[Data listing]
^^^^^^^^^^^^^^^^

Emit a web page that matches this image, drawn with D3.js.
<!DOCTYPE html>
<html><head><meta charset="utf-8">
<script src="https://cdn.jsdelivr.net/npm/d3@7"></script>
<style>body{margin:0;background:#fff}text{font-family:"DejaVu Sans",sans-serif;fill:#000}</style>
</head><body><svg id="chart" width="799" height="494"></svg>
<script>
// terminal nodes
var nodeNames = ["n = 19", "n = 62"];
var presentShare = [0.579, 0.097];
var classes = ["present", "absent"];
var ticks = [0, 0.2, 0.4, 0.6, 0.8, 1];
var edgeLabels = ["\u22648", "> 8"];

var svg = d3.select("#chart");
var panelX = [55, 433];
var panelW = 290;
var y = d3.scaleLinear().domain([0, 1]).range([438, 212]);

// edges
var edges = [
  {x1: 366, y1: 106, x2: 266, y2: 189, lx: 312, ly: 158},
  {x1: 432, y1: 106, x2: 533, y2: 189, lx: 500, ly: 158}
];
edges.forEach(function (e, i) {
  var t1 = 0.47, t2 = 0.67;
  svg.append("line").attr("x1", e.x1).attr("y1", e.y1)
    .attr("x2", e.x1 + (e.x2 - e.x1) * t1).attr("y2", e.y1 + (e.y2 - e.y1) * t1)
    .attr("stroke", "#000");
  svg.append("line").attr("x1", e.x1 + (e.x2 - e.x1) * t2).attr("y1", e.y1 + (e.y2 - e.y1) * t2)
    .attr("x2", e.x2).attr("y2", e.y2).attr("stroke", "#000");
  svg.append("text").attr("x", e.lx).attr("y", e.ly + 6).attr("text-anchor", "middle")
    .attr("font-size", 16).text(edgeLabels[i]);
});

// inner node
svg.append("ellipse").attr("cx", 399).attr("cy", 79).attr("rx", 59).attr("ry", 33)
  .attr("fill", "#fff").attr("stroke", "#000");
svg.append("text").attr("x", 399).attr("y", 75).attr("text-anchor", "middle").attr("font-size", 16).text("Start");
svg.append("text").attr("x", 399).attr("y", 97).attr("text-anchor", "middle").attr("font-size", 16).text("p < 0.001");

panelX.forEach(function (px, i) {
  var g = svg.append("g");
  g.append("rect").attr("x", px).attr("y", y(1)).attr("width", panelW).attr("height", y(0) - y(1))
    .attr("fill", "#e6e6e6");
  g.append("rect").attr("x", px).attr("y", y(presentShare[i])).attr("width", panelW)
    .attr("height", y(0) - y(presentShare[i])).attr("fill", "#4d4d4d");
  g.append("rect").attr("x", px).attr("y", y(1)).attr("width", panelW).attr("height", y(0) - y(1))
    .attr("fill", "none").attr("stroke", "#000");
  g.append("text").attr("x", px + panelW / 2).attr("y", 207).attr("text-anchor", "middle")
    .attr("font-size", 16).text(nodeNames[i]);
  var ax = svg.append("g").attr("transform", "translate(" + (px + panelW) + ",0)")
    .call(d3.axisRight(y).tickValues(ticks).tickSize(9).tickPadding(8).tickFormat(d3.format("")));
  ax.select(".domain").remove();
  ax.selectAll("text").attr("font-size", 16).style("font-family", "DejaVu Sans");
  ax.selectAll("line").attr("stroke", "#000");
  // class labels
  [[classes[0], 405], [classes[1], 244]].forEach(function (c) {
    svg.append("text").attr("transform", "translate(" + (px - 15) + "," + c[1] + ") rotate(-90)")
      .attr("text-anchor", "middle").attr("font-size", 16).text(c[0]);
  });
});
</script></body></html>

^^^^^^^^^^^^^^^^

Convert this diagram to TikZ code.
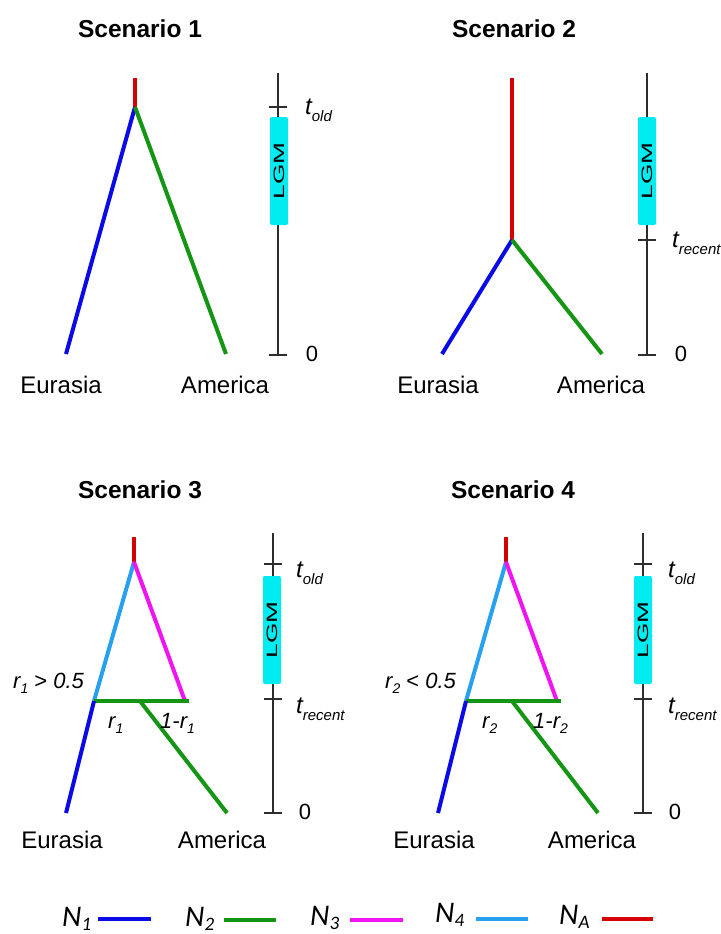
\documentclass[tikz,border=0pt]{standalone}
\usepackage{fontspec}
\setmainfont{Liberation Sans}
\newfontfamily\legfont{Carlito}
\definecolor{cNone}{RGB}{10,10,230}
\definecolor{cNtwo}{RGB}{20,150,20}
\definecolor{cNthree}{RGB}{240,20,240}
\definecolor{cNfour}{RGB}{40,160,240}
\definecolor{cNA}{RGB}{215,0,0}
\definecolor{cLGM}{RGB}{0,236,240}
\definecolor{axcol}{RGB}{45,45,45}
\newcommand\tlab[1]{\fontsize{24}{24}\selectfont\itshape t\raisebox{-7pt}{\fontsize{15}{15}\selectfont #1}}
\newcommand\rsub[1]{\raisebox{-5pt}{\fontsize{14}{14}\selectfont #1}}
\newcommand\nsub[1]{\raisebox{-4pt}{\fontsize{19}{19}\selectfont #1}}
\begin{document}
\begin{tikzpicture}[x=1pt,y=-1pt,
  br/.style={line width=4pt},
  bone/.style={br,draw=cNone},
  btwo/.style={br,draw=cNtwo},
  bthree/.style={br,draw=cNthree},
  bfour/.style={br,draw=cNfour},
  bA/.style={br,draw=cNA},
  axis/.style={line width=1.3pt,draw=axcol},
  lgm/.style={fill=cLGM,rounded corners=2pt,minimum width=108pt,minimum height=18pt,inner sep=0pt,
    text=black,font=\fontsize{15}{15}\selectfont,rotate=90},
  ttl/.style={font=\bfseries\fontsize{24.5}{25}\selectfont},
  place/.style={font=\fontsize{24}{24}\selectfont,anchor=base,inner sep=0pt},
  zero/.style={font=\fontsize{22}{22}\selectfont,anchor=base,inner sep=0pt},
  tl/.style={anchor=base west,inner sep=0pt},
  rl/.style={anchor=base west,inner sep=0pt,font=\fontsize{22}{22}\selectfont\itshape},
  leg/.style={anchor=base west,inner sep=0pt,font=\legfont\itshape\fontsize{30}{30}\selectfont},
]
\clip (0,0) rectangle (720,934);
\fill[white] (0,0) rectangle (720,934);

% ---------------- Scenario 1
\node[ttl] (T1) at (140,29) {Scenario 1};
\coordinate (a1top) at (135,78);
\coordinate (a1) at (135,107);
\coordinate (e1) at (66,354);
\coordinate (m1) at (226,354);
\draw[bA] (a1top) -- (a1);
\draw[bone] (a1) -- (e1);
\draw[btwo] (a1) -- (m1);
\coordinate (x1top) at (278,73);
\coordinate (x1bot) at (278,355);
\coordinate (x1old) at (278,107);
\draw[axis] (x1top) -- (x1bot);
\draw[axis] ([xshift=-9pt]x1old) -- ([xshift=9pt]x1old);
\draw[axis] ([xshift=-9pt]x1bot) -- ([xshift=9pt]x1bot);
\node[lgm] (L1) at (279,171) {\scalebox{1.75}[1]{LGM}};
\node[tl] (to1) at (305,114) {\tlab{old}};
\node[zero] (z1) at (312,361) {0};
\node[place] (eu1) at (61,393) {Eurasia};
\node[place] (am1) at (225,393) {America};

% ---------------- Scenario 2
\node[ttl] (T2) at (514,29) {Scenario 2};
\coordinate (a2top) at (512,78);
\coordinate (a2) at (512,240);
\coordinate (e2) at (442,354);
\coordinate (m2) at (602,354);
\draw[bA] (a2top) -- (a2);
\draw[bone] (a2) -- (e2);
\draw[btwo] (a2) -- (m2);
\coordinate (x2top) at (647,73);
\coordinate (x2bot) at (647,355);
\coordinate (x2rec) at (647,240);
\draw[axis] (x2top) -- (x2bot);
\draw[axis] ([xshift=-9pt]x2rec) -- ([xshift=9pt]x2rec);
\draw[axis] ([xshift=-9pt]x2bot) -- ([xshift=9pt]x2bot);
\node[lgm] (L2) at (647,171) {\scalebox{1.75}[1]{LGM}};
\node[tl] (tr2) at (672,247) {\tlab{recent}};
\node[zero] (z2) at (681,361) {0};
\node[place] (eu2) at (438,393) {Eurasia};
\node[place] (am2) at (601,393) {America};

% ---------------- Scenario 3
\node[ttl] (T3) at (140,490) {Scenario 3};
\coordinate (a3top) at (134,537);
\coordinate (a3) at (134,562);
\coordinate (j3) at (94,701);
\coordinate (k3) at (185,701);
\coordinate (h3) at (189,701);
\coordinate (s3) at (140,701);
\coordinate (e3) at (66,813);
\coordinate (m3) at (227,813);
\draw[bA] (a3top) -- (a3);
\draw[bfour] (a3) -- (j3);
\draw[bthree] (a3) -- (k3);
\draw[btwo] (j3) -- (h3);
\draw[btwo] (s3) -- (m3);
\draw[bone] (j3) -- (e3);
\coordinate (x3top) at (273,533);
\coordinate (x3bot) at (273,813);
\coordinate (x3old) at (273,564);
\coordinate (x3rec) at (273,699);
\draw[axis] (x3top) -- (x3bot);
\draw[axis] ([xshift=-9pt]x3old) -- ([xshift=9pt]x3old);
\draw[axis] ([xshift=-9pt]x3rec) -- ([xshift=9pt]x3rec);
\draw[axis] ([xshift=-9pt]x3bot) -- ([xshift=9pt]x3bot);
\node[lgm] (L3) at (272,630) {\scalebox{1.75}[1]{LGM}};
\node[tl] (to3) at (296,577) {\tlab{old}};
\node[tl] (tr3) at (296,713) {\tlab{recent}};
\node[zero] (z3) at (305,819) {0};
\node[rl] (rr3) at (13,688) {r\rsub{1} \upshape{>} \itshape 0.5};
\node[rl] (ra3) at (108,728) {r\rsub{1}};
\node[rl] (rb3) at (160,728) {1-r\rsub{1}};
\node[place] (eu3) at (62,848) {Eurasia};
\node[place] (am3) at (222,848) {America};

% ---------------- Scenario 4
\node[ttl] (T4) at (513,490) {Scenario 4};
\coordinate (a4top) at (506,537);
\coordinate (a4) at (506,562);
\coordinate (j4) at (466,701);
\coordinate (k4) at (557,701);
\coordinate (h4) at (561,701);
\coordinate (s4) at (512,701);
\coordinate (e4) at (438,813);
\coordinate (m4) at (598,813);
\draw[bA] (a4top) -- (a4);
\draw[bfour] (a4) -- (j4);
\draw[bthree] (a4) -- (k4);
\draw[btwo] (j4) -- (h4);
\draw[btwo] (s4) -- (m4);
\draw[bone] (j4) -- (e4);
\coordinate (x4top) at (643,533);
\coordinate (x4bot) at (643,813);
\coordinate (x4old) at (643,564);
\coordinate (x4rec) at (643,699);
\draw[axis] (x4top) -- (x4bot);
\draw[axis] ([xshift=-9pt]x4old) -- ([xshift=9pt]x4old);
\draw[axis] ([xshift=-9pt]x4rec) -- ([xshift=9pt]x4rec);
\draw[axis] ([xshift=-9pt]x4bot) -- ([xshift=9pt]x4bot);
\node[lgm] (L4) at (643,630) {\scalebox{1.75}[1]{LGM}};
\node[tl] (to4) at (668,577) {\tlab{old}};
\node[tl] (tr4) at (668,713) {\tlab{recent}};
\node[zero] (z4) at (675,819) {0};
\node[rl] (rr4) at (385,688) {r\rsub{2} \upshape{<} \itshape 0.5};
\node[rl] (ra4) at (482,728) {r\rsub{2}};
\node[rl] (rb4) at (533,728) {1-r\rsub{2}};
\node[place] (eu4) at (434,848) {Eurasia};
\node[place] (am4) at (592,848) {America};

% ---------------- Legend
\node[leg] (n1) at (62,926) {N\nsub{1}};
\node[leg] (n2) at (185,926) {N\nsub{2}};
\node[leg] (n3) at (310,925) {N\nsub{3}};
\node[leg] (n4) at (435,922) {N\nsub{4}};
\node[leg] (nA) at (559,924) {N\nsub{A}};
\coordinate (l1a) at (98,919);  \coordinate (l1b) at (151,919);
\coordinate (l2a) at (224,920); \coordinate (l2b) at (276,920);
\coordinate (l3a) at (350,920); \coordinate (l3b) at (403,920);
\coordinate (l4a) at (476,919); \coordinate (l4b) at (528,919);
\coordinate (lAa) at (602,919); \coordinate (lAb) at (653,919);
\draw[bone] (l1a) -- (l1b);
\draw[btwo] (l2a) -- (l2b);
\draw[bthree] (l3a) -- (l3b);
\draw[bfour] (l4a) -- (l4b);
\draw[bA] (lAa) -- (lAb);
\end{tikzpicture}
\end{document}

^^^^^^^^^^^^^^^^

- What this task involves: Look above for the line containing "Emit a web page". Output from there through the line containing "var y = d3.scaleLinear().domain([0, 1]).range([438, 212]);", exactly and inclusively.

- Exercise answer:
Emit a web page that matches this image, drawn with D3.js.
<!DOCTYPE html>
<html><head><meta charset="utf-8">
<script src="https://cdn.jsdelivr.net/npm/d3@7"></script>
<style>body{margin:0;background:#fff}text{font-family:"DejaVu Sans",sans-serif;fill:#000}</style>
</head><body><svg id="chart" width="799" height="494"></svg>
<script>
// terminal nodes
var nodeNames = ["n = 19", "n = 62"];
var presentShare = [0.579, 0.097];
var classes = ["present", "absent"];
var ticks = [0, 0.2, 0.4, 0.6, 0.8, 1];
var edgeLabels = ["\u22648", "> 8"];

var svg = d3.select("#chart");
var panelX = [55, 433];
var panelW = 290;
var y = d3.scaleLinear().domain([0, 1]).range([438, 212]);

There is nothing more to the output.